Optimization-based maintenance scheduling for prestressed concrete bridges using Markov chains models. The state of Indiana, U.S.
Abstract
Road transport infrastructures have high strategic importance for nations’ economic and social development. Bridges are considered as critical assets for road network functionality i.e., any damage can have disastrous social repercussions. However, bridges are one of the most exposed assets; their deterioration can be attributed to material properties, load, and climatic factors, or catastrophic events. As a result, maintenance, rehabilitation, and repairs of existing structures account for about 50% of construction sector spending in most developed nations, and this percentage is projected to rise. Establishing a network-level budget and maintenance schedule is particularly complex due to the heterogeneity of bridge configurations and functions. Deterioration models are established in this sense to determine asset performance and cost-effective and efficient planned maintenance solutions to ensure continuous and correct operation.
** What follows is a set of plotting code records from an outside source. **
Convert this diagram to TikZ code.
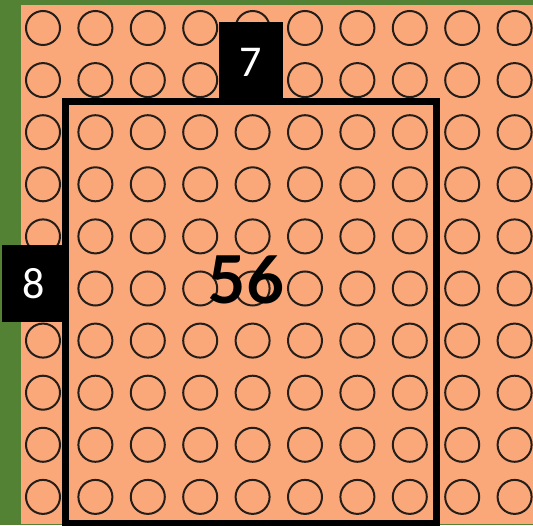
\documentclass[tikz,border=0pt]{standalone}
\usepackage{fontspec}
\setmainfont{Carlito}
\newfontfamily\numfont{Lato}
\definecolor{leaf}{RGB}{84,130,53}
\definecolor{peach}{RGB}{250,168,122}
\definecolor{ink}{RGB}{35,30,26}

\begin{document}
\begin{tikzpicture}[x=1pt,y=1pt,
  tag/.style={fill=black,text=white,inner sep=0pt,minimum width=64pt,font=\fontsize{44}{44}\selectfont}]
  \useasboundingbox (0,0) rectangle (533,525);
  \clip (0,0) rectangle (533,525);
  \fill[leaf] (0,0) rectangle (533,525);
  \fill[peach] (21,1) rectangle (533,520);
  \foreach \i in {0,...,9}
    \foreach \j in {0,...,9}
      \draw[ink,line width=2pt] ({43+52.4*\i},{497-52.1*\j}) circle (17);
  \draw[line width=7pt] (65.5,-5) -- (65.5,423) -- (436.5,423) -- (436.5,-5);
  \draw[line width=6pt] (62,2.5) -- (440,2.5);
  \node[tag,minimum height=80pt] (seven) at (251,463) {7};
  \node[tag,minimum height=77pt] (eight) at (34,241.5) {8};
  \node[font=\numfont\bfseries\fontsize{66}{66}\selectfont] (area) at (246,245) {56};
\end{tikzpicture}
\end{document}
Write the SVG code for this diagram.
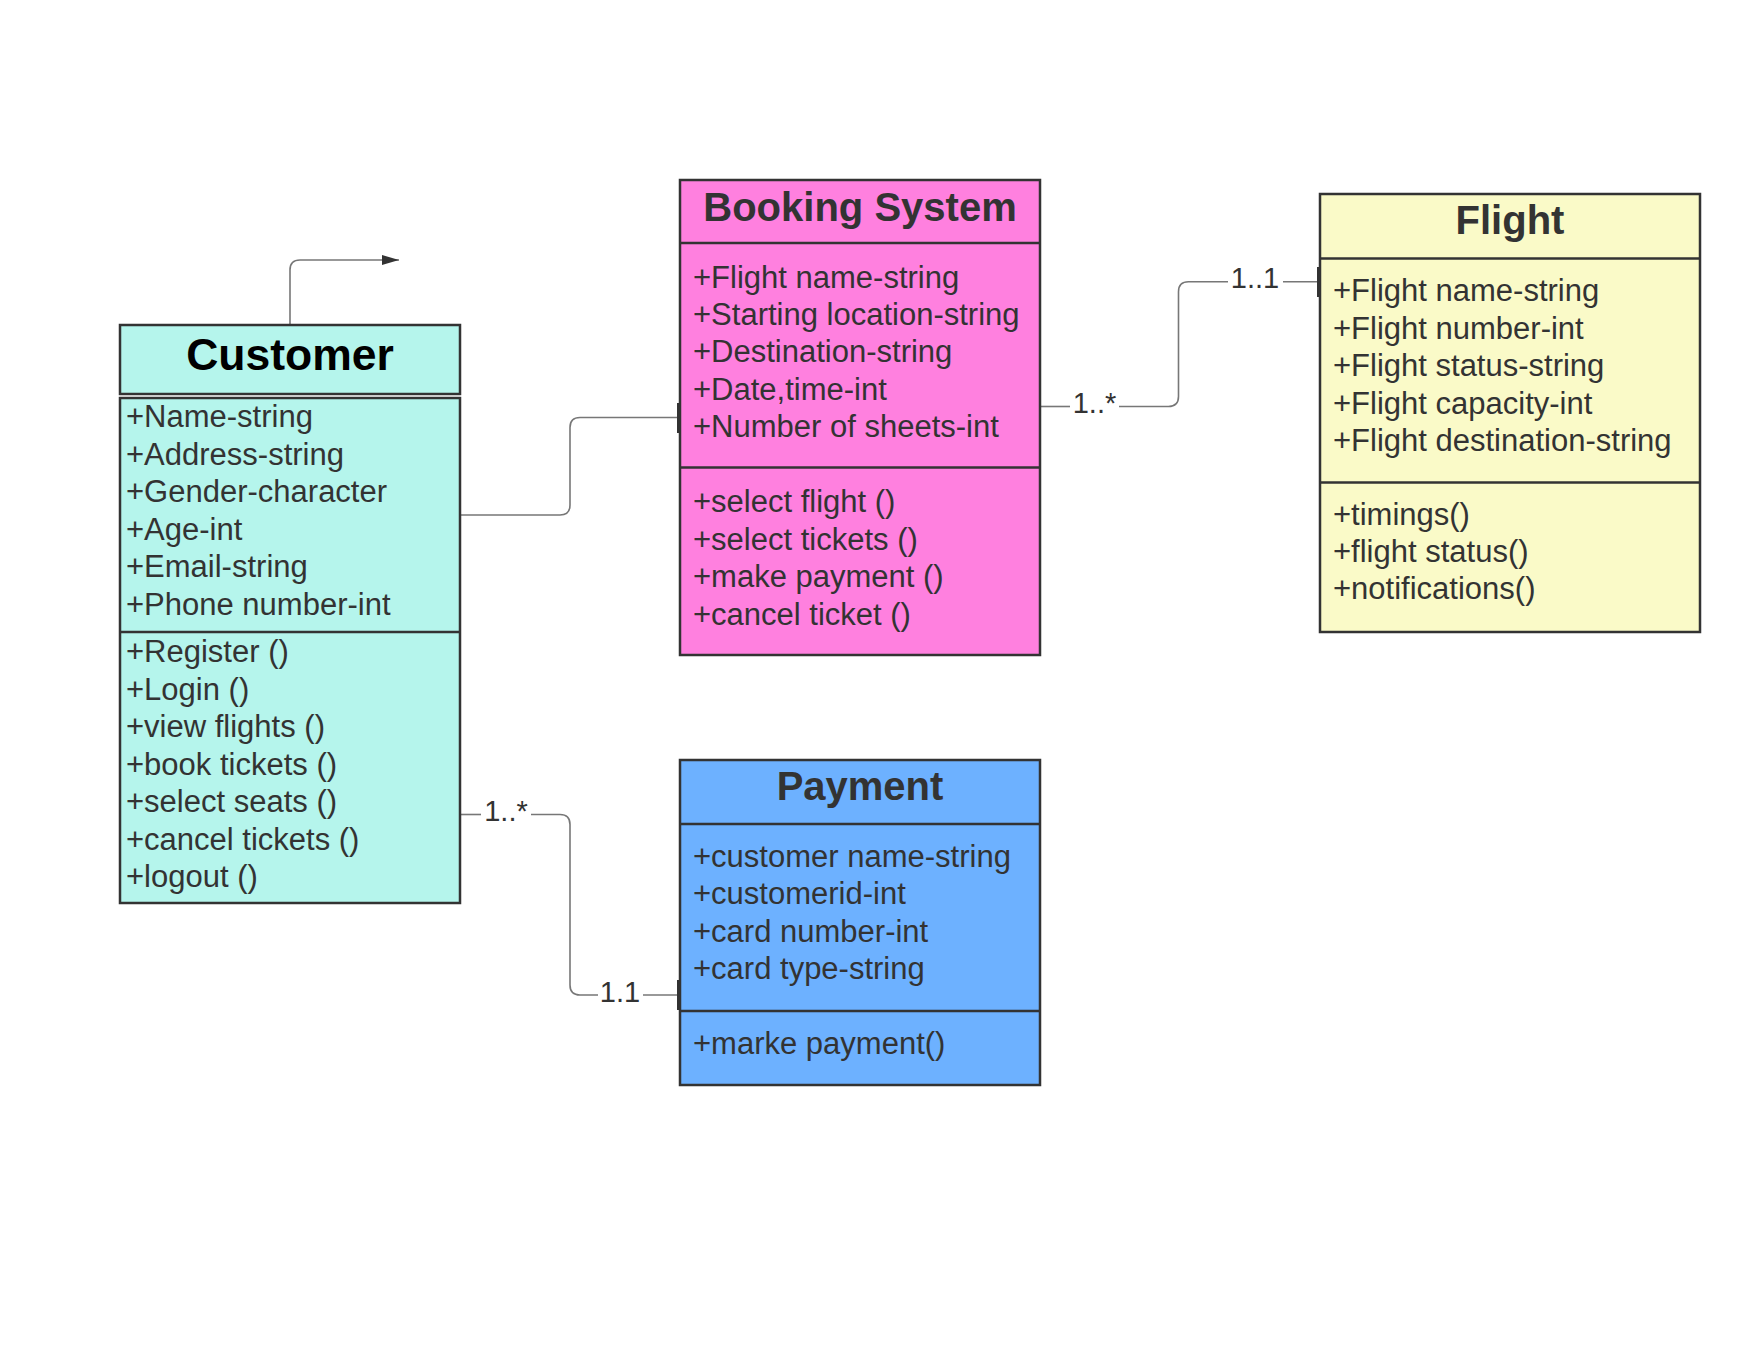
<svg xmlns="http://www.w3.org/2000/svg" width="1760" height="1360" viewBox="0 0 1760 1360">
  <style>
    .box { stroke: #333333; stroke-width: 2.5; }
    .div { stroke: #333333; stroke-width: 2.5; fill: none; }
    .title { font-family: "Liberation Sans", Arial, sans-serif; font-weight: bold; font-size: 40px; fill: #333333; text-anchor: middle; }
    .item { font-family: "Liberation Sans", Arial, sans-serif; font-size: 31px; fill: #333333; }
    .conn { stroke: #777777; stroke-width: 1.6; fill: none; }
    .tick { stroke: #333333; stroke-width: 3; }
    .lbl { font-family: "Liberation Sans", Arial, sans-serif; font-size: 29px; fill: #333333; text-anchor: middle; }
  </style>
  <defs>
    <marker id="arrow" markerWidth="18" markerHeight="12" refX="17" refY="6" orient="auto" markerUnits="userSpaceOnUse">
      <polygon points="0,1 17,6 0,11" fill="#333333"/>
    </marker>
  </defs>
  <rect width="1760" height="1360" fill="#ffffff"/>

  <g id="connectors">
    <path class="conn" d="M290,325 V270 Q290,260 300,260 H399" marker-end="url(#arrow)"/>
    <path class="conn" d="M460,515 H560 Q570,515 570,505 V427.5 Q570,417.5 580,417.5 H679"/>
    <line class="tick" x1="678.5" y1="403" x2="678.5" y2="433"/>
    <path class="conn" d="M1040,406.5 H1070"/>
    <path class="conn" d="M1119,406.5 H1168.5 Q1178.5,406.5 1178.5,396.5 V291.7 Q1178.5,281.7 1188.5,281.7 H1228"/>
    <path class="conn" d="M1283,281.7 H1319"/>
    <line class="tick" x1="1318.5" y1="267" x2="1318.5" y2="297"/>
    <path class="conn" d="M460,814.5 H481"/>
    <path class="conn" d="M531,814.5 H560 Q570,814.5 570,824.5 V985 Q570,995 580,995 H598"/>
    <path class="conn" d="M643,995 H679"/>
    <line class="tick" x1="678.5" y1="980" x2="678.5" y2="1010"/>
    <text class="lbl" x="1094.5" y="413">1..*</text>
    <text class="lbl" x="1255" y="288">1..1</text>
    <text class="lbl" x="506" y="821">1..*</text>
    <text class="lbl" x="620" y="1002">1.1</text>
  </g>

  <g id="customer">
    <rect class="box" x="120" y="325" width="340" height="69" fill="#B5F5EC"/>
    <rect class="box" x="120" y="398" width="340" height="505" fill="#B5F5EC"/>
    <line class="div" x1="120" y1="632" x2="460" y2="632"/>
    <text class="title" x="290" y="369.5" style="font-size:44.5px;fill:#000000">Customer</text>
    <text class="item" x="126" y="427">+Name-string</text>
    <text class="item" x="126" y="464.5">+Address-string</text>
    <text class="item" x="126" y="502">+Gender-character</text>
    <text class="item" x="126" y="539.5">+Age-int</text>
    <text class="item" x="126" y="577">+Email-string</text>
    <text class="item" x="126" y="614.5">+Phone number-int</text>
    <text class="item" x="126" y="662">+Register ()</text>
    <text class="item" x="126" y="699.5">+Login ()</text>
    <text class="item" x="126" y="737">+view flights ()</text>
    <text class="item" x="126" y="774.5">+book tickets ()</text>
    <text class="item" x="126" y="812">+select seats ()</text>
    <text class="item" x="126" y="849.5">+cancel tickets ()</text>
    <text class="item" x="126" y="887">+logout ()</text>
  </g>

  <g id="booking-system">
    <rect class="box" x="680" y="180" width="360" height="475" fill="#FF80DF"/>
    <line class="div" x1="680" y1="243" x2="1040" y2="243"/>
    <line class="div" x1="680" y1="467.5" x2="1040" y2="467.5"/>
    <text class="title" x="860" y="221">Booking System</text>
    <text class="item" x="693" y="287.5">+Flight name-string</text>
    <text class="item" x="693" y="324.5">+Starting location-string</text>
    <text class="item" x="693" y="362">+Destination-string</text>
    <text class="item" x="693" y="399.5">+Date,time-int</text>
    <text class="item" x="693" y="437">+Number of sheets-int</text>
    <text class="item" x="693" y="512">+select flight ()</text>
    <text class="item" x="693" y="549.5">+select tickets ()</text>
    <text class="item" x="693" y="587">+make payment ()</text>
    <text class="item" x="693" y="624.5">+cancel ticket ()</text>
  </g>

  <g id="flight">
    <rect class="box" x="1320" y="194" width="380" height="438" fill="#FAFAC8"/>
    <line class="div" x1="1320" y1="258.5" x2="1700" y2="258.5"/>
    <line class="div" x1="1320" y1="482.5" x2="1700" y2="482.5"/>
    <text class="title" x="1510" y="233.5">Flight</text>
    <text class="item" x="1333" y="301">+Flight name-string</text>
    <text class="item" x="1333" y="338.5">+Flight number-int</text>
    <text class="item" x="1333" y="376">+Flight status-string</text>
    <text class="item" x="1333" y="413.5">+Flight capacity-int</text>
    <text class="item" x="1333" y="451">+Flight destination-string</text>
    <text class="item" x="1333" y="525">+timings()</text>
    <text class="item" x="1333" y="562">+flight status()</text>
    <text class="item" x="1333" y="599">+notifications()</text>
  </g>

  <g id="payment">
    <rect class="box" x="680" y="760" width="360" height="325" fill="#6DB1FF"/>
    <line class="div" x1="680" y1="824" x2="1040" y2="824"/>
    <line class="div" x1="680" y1="1011" x2="1040" y2="1011"/>
    <text class="title" x="860" y="800">Payment</text>
    <text class="item" x="693" y="867">+customer name-string</text>
    <text class="item" x="693" y="904">+customerid-int</text>
    <text class="item" x="693" y="941.5">+card number-int</text>
    <text class="item" x="693" y="979">+card type-string</text>
    <text class="item" x="693" y="1053.5">+marke payment()</text>
  </g>
</svg>
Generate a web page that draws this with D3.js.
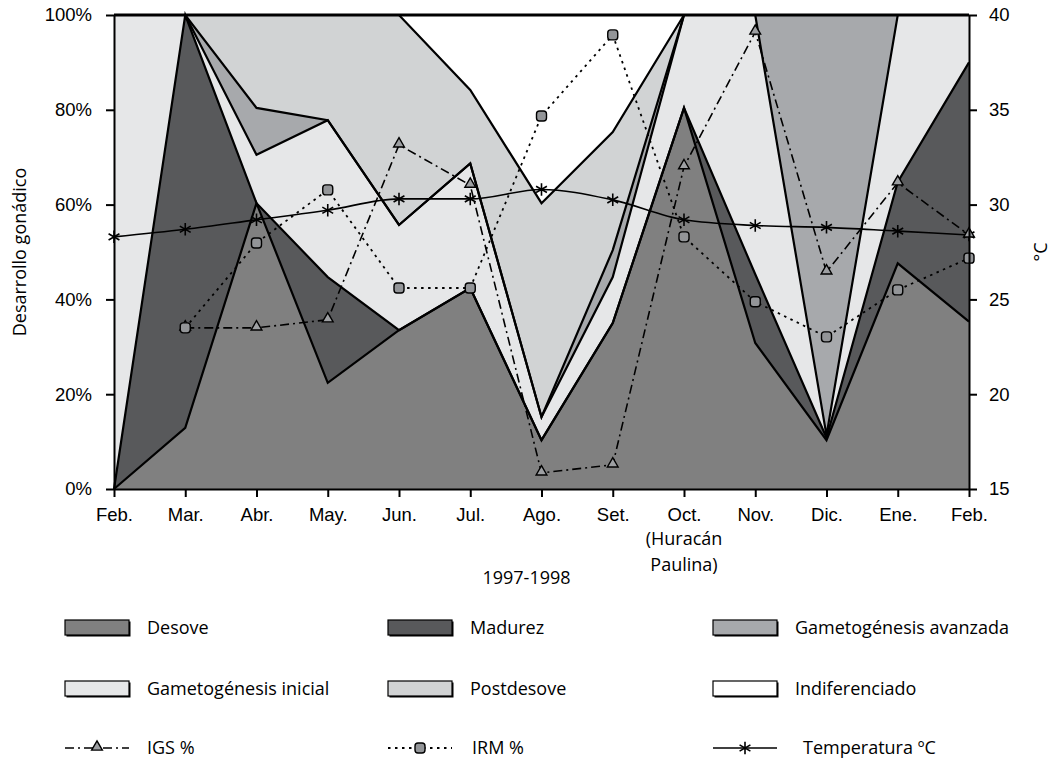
<!DOCTYPE html>
<html>
<head>
<meta charset="utf-8">
<script src="https://cdn.jsdelivr.net/npm/d3@7"></script>
<style>
  body { margin: 0; background: #fff; }
  svg { display: block; font-family: "Open Sans", sans-serif; }
  .axis text { font-size: 18.5px; fill: #000; }
  .axis path, .axis line { stroke: #000; stroke-width: 2; }
</style>
</head>
<body>
<div id="chart"></div>
<script>
var width = 1061;
var height = 769;

// months, Feb 1997 - Feb 1998
var months = ["Feb.", "Mar.", "Abr.", "May.", "Jun.", "Jul.", "Ago.", "Set.", "Oct.", "Nov.", "Dic.", "Ene.", "Feb."];

// gonadal stages, % of individuals
var desove      = [0, 12.9, 60.3, 22.4, 33.5, 42.4, 10.3, 35.0, 80.4, 30.8, 10.3, 47.6, 35.3];
var madurez     = [0, 87.1, 0, 22.3, 0, 0, 0, 0, 0, 14.5, 0.5, 17.2, 54.7];
var gamInicial  = [100, 0, 10.2, 33.1, 22.2, 26.3, 4.9, 9.7, 19.6, 54.7, 0.5, 35.2, 10.0];
var gamAvanzada = [0, 0, 9.9, 0, 0, 0, 0, 5.7, 0, 0, 88.7, 0, 0];
var postdesove  = [0, 0, 19.6, 22.2, 44.3, 15.5, 45.1, 24.9, 0, 0, 0, 0, 0];
var indiferenciado = [0, 0, 0, 0, 0, 15.8, 39.7, 24.7, 0, 0, 0, 0, 0];

// indices
var igs = [null, 34, 34, 35.7, 72.6, 64.1, 3.4, 5.1, 68, 96.4, 45.8, 64.6, 53.6];
var irm = [null, 34, 51.9, 63.1, 42.4, 42.4, 78.7, 95.8, 53.2, 39.5, 32.1, 42, 48.7];
var temperatura = [28.3, 28.7, 29.2, 29.7, 30.3, 30.3, 30.8, 30.25, 29.2, 28.9, 28.8, 28.6, 28.4];

var pctTicks = [0, 20, 40, 60, 80, 100];
var tempTicks = [15, 20, 25, 30, 35, 40];

var stages = [
  { key: "desove", label: "Desove", color: "#808080", values: desove },
  { key: "madurez", label: "Madurez", color: "#58595b", values: madurez },
  { key: "gamInicial", label: "Gametogénesis inicial", color: "#e6e7e8", values: gamInicial },
  { key: "gamAvanzada", label: "Gametogénesis avanzada", color: "#a7a9ac", values: gamAvanzada },
  { key: "postdesove", label: "Postdesove", color: "#d1d3d4", values: postdesove },
  { key: "indif", label: "Indiferenciado", color: "#ffffff", values: indiferenciado }
];

var table = months.map(function (m, i) {
  var row = { i: i };
  stages.forEach(function (s) { row[s.key] = s.values[i]; });
  return row;
});

var plotLeft = 114, plotRight = 969, plotTop = 15, plotBottom = 489;

var x = d3.scaleLinear().domain([0, months.length - 1]).range([plotLeft, plotRight]);
var y = d3.scaleLinear().domain([0, 100]).range([plotBottom, plotTop]);
var yT = d3.scaleLinear().domain([15, 40]).range([plotBottom, plotTop]);

var svg = d3.select("#chart").append("svg")
  .attr("width", width)
  .attr("height", height);

var stack = d3.stack().keys(stages.map(function (s) { return s.key; }));
var series = stack(table);

var area = d3.area()
  .x(function (d) { return x(d.data.i); })
  .y0(function (d) { return y(d[0]); })
  .y1(function (d) { return y(d[1]); });

var topLine = d3.line()
  .x(function (d) { return x(d.data.i); })
  .y(function (d) { return y(d[1]); });

svg.append("g").selectAll("path")
  .data(series).enter().append("path")
  .attr("d", area)
  .attr("fill", function (d, i) { return stages[i].color; });

svg.append("g").selectAll("path")
  .data(series).enter().append("path")
  .attr("d", topLine)
  .attr("fill", "none")
  .attr("stroke", "#000")
  .attr("stroke-width", 2.2)
  .attr("stroke-linejoin", "miter");

// top frame line
svg.append("line")
  .attr("x1", plotLeft).attr("x2", plotRight)
  .attr("y1", y(100)).attr("y2", y(100))
  .attr("stroke", "#000").attr("stroke-width", 3);

// lines
var lineIGS = d3.line()
  .defined(function (d) { return d != null; })
  .x(function (d, i) { return x(i); })
  .y(function (d) { return y(d); });

var lineIRM = d3.line()
  .defined(function (d) { return d != null; })
  .x(function (d, i) { return x(i); })
  .y(function (d) { return y(d); });

var lineT = d3.line()
  .x(function (d, i) { return x(i); })
  .y(function (d) { return yT(d); })
  .curve(d3.curveMonotoneX);

svg.append("path").attr("d", lineT(temperatura))
  .attr("fill", "none").attr("stroke", "#000").attr("stroke-width", 1.6);

svg.append("path").attr("d", lineIGS(igs))
  .attr("fill", "none").attr("stroke", "#000").attr("stroke-width", 1.6)
  .attr("stroke-dasharray", "9,4,2,4");

svg.append("path").attr("d", lineIRM(irm))
  .attr("fill", "none").attr("stroke", "#000").attr("stroke-width", 1.8)
  .attr("stroke-dasharray", "2.5,4.5");

var asterisk = d3.symbol().type(d3.symbolAsterisk).size(110);
var triangle = d3.symbol().type(d3.symbolTriangle).size(50);

svg.append("g").selectAll("path")
  .data(temperatura).enter().append("path")
  .attr("d", asterisk)
  .attr("transform", function (d, i) { return "translate(" + x(i) + "," + yT(d) + ")"; })
  .attr("fill", "none").attr("stroke", "#000").attr("stroke-width", 1.6);

svg.append("g").selectAll("path")
  .data(igs.map(function (v, i) { return { v: v, i: i }; }).filter(function (d) { return d.v != null; }))
  .enter().append("path")
  .attr("d", triangle)
  .attr("transform", function (d) { return "translate(" + x(d.i) + "," + (y(d.v) - 1) + ")"; })
  .attr("fill", "#9d9fa2").attr("stroke", "#000").attr("stroke-width", 1.4);

svg.append("g").selectAll("rect")
  .data(irm.map(function (v, i) { return { v: v, i: i }; }).filter(function (d) { return d.v != null; }))
  .enter().append("rect")
  .attr("x", function (d) { return x(d.i) - 5; })
  .attr("y", function (d) { return y(d.v) - 5; })
  .attr("width", 10).attr("height", 10).attr("rx", 3)
  .attr("fill", "#939598").attr("stroke", "#000").attr("stroke-width", 1.4);

// axes
svg.append("g").attr("class", "axis")
  .attr("transform", "translate(" + plotLeft + ",0)")
  .call(d3.axisLeft(y).tickValues(pctTicks).tickFormat(function (d) { return d + "%"; })
    .tickSize(8).tickSizeOuter(0).tickPadding(14));

svg.append("g").attr("class", "axis")
  .attr("transform", "translate(" + plotRight + ",0)")
  .call(d3.axisRight(yT).tickValues(tempTicks).tickSize(8).tickSizeOuter(0).tickPadding(12));

svg.append("g").attr("class", "axis")
  .attr("transform", "translate(0," + plotBottom + ")")
  .call(d3.axisBottom(x).tickValues(d3.range(months.length))
    .tickFormat(function (i) { return months[i]; })
    .tickSize(8).tickSizeOuter(0).tickPadding(11));

svg.append("text").attr("x", x(8)).attr("y", 545).attr("text-anchor", "middle")
  .attr("font-size", "18px").text("(Huracán");
svg.append("text").attr("x", x(8)).attr("y", 571).attr("text-anchor", "middle")
  .attr("font-size", "18px").text("Paulina)");

svg.append("text").attr("x", (plotLeft + plotRight) / 2 - 15).attr("y", 584).attr("text-anchor", "middle")
  .attr("font-size", "18px").text("1997-1998");

svg.append("text")
  .attr("transform", "translate(26,252) rotate(-90)")
  .attr("text-anchor", "middle").attr("font-size", "18px")
  .text("Desarrollo gonádico");

svg.append("text")
  .attr("transform", "translate(1047,252) rotate(-90)")
  .attr("text-anchor", "middle").attr("font-size", "18px")
  .text("°C");

// legend
var colX = [65, 388, 713];
var rowY = [628, 689, 748];
var legendOrder = ["desove", "madurez", "gamAvanzada", "gamInicial", "postdesove", "indif"];

legendOrder.forEach(function (k, j) {
  var s = stages.filter(function (d) { return d.key === k; })[0];
  var cx = colX[j % 3], cy = rowY[Math.floor(j / 3)];
  var g = svg.append("g");
  g.append("rect").attr("x", cx + 1.5).attr("y", cy - 6.5).attr("width", 64).attr("height", 15)
    .attr("fill", "#000");
  g.append("rect").attr("x", cx).attr("y", cy - 8).attr("width", 64).attr("height", 15)
    .attr("fill", s.color).attr("stroke", "#000").attr("stroke-width", 1.2);
  g.append("text").attr("x", cx + 82).attr("y", cy + 6).attr("font-size", "18px").text(s.label);
});

// legend row of lines
var ly = rowY[2];
var lg1 = svg.append("g");
lg1.append("line").attr("x1", colX[0]).attr("x2", colX[0] + 64).attr("y1", ly).attr("y2", ly)
  .attr("stroke", "#000").attr("stroke-width", 1.6).attr("stroke-dasharray", "9,4,2,4");
lg1.append("path").attr("d", triangle).attr("transform", "translate(" + (colX[0] + 32) + "," + (ly - 1) + ")")
  .attr("fill", "#9d9fa2").attr("stroke", "#000").attr("stroke-width", 1.4);
lg1.append("text").attr("x", colX[0] + 82).attr("y", ly + 6).attr("font-size", "18px").text("IGS %");

var lg2 = svg.append("g");
lg2.append("line").attr("x1", colX[1]).attr("x2", colX[1] + 64).attr("y1", ly).attr("y2", ly)
  .attr("stroke", "#000").attr("stroke-width", 1.8).attr("stroke-dasharray", "2.5,4.5");
lg2.append("rect").attr("x", colX[1] + 27).attr("y", ly - 5).attr("width", 10).attr("height", 10).attr("rx", 3)
  .attr("fill", "#939598").attr("stroke", "#000").attr("stroke-width", 1.4);
lg2.append("text").attr("x", colX[1] + 84).attr("y", ly + 6).attr("font-size", "18px").text("IRM %");

var lg3 = svg.append("g");
lg3.append("line").attr("x1", colX[2]).attr("x2", colX[2] + 64).attr("y1", ly).attr("y2", ly)
  .attr("stroke", "#000").attr("stroke-width", 1.6);
lg3.append("path").attr("d", asterisk).attr("transform", "translate(" + (colX[2] + 32) + "," + ly + ")")
  .attr("fill", "none").attr("stroke", "#000").attr("stroke-width", 1.6);
lg3.append("text").attr("x", colX[2] + 90).attr("y", ly + 6).attr("font-size", "18px").text("Temperatura ºC");
</script>
</body>
</html>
Markov chains are one of the most used models in this sense, i.e., to assess structure deterioration. The stochastic nature of Markov chains allows for taking into account the uncertainty of complex phenomena as well as their ease of application and compatibility. This study analyzed box beam and girder prestressed concrete bridges in the state of Indiana, U.S. Markov chains degradation models were implemented using National Bridge Inventory data of the last thirty-one years. Annual maintenance costs and budgets were established, and a genetic optimization algorithm was applied to determine the minimum annual maintenance cost for a period of eleven years. The results of the study demonstrate the contribution of the proposed methodology to ensure proper infrastructure maintenance and reduce costs.